İnsanları hırsız, haydut diye toptan mahkûm etmek yerine bu gibi iddiaları ortaya atan, yazan çizenlere de bakmak gerekir. Basında önemli bir yer işgal eden Marksist sol takımının olaylara baktığı gibi bizim de aynı pencereden bakma mecburiyetimiz yoktur. Bizim karşı olduğumuz kimselere bir başka muhalif hırsız diyor ve bizim de işimize geliyor diye birilerini damgalamak yaftalamak elbette yakışık almaz. Bu gibi hareketler yanlış olur ve dürüst insanlara böyle davranmak yakışmaz çünkü bu işte vebal vardır.

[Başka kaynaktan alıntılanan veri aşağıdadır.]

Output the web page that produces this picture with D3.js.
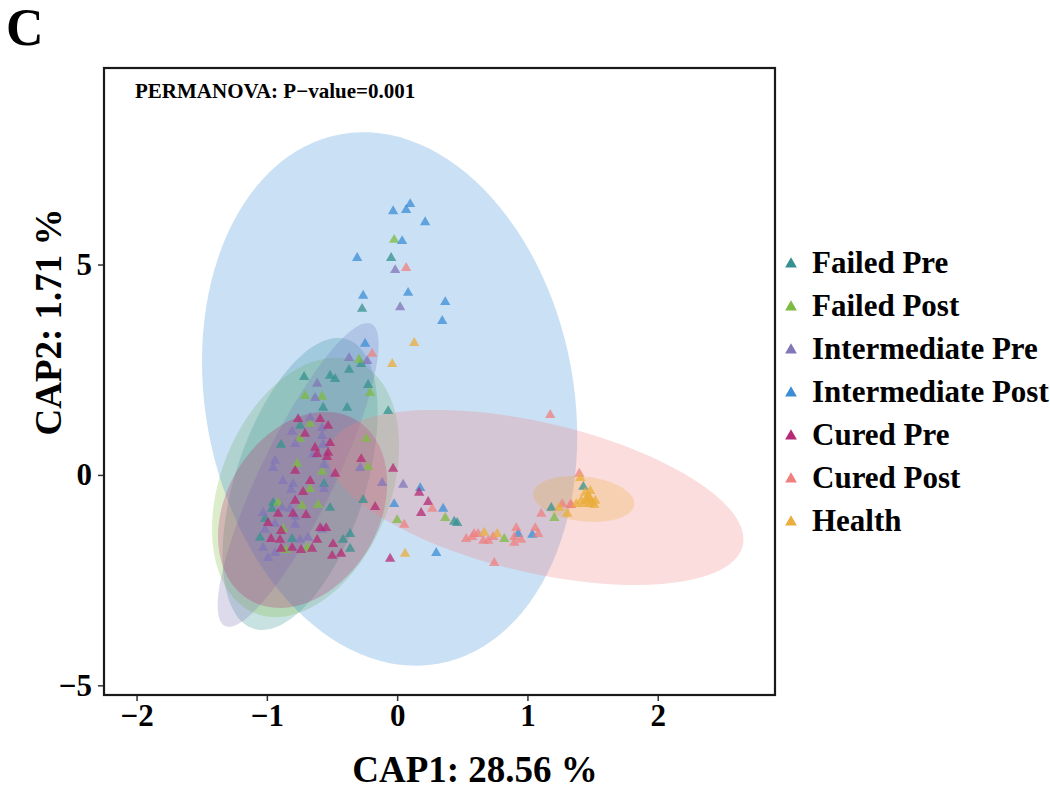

Bir kişi veya konu hakkındaki düşünce ve duyumlarımızın yanlış çıkabileceği de hesaba katılmalı ve kesin bir yargıya varmadan önce hukûkî süreç tamamlanıncaya veya kat’i deliller ortaya çıkıncaya kadar “mülâhazat hanesi” boş bırakılmalıdır. Olgun bir insanın ve kâmil bir Müslümanın yapması gereken en doğru davranış; tam mânâsıyla emin olmadan karar vermemek ve zan üzre hüküm sâhibi olarak vebâl almamaktır. Zirâ Yüce Rabbimiz, Hucurât Sûresi’nin 12. Âyet-i Celîlesi’nde; “Zannın çoğundan kaçının, çünkü zannın bir kısmı günahtır.” diye buyurmaktadır. Ayrıca unutmamak gerekir ki, hukuk açısından da “Beraati zimmet esastır.” (Suçluluğu ispat edilene kadar her insan mâsumdur.)